:: DATASET EXTRACT ::
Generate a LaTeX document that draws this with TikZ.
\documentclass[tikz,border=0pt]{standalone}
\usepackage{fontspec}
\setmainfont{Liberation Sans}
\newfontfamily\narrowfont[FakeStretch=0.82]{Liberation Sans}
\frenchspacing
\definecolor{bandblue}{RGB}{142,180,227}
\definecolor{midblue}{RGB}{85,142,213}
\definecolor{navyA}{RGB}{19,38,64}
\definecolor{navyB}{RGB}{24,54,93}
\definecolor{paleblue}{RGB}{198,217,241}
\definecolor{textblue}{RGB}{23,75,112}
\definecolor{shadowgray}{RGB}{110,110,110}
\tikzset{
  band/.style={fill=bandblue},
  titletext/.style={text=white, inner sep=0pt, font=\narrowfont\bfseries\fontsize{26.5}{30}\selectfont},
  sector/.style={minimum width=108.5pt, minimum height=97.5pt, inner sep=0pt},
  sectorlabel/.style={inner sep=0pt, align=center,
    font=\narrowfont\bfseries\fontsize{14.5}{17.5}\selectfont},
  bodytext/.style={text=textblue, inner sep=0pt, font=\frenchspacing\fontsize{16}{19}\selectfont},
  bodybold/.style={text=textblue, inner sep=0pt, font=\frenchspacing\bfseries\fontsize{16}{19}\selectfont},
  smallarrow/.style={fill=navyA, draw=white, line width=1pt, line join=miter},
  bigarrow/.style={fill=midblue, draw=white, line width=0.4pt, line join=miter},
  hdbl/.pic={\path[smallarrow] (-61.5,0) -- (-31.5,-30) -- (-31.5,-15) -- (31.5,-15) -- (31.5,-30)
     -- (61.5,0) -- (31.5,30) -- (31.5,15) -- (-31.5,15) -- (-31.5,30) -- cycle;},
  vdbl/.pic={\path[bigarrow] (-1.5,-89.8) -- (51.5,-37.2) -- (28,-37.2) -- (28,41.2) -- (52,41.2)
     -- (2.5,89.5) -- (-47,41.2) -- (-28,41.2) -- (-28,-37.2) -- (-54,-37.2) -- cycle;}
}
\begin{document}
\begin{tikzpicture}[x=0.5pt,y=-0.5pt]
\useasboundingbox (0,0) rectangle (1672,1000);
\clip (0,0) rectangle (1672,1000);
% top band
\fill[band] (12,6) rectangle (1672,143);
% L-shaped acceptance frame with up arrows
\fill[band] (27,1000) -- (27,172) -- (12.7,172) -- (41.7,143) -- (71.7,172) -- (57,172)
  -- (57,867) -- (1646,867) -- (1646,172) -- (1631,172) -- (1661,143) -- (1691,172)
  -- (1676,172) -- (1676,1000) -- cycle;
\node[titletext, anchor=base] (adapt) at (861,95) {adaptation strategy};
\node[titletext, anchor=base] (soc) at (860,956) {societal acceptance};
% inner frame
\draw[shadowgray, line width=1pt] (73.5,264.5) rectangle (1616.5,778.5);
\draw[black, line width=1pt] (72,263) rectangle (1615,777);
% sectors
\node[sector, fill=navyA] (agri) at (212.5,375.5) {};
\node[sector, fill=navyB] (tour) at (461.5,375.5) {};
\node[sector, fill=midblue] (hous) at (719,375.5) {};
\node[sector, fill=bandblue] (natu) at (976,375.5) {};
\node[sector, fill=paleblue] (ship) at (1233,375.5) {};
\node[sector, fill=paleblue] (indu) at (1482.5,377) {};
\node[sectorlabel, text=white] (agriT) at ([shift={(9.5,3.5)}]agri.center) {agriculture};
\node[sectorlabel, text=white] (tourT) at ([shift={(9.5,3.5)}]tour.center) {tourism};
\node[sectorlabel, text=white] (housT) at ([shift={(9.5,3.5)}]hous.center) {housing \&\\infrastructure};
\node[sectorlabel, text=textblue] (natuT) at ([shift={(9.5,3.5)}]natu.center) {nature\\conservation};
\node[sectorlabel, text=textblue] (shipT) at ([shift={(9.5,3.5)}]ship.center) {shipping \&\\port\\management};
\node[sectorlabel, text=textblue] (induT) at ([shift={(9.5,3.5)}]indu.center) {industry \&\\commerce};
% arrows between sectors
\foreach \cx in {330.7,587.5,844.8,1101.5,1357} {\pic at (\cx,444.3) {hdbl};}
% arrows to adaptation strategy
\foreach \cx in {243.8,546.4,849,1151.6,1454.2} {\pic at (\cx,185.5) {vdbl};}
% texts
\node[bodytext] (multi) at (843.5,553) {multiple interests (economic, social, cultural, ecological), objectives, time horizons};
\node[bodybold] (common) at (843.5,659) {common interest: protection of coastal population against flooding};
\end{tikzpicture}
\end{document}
:::
TASK INSTRUCTIONS
Using the listing above, gather each line that holds the string "with" and copy it.

WORKED ANSWER
Generate a LaTeX document that draws this with TikZ.
% L-shaped acceptance frame with up arrows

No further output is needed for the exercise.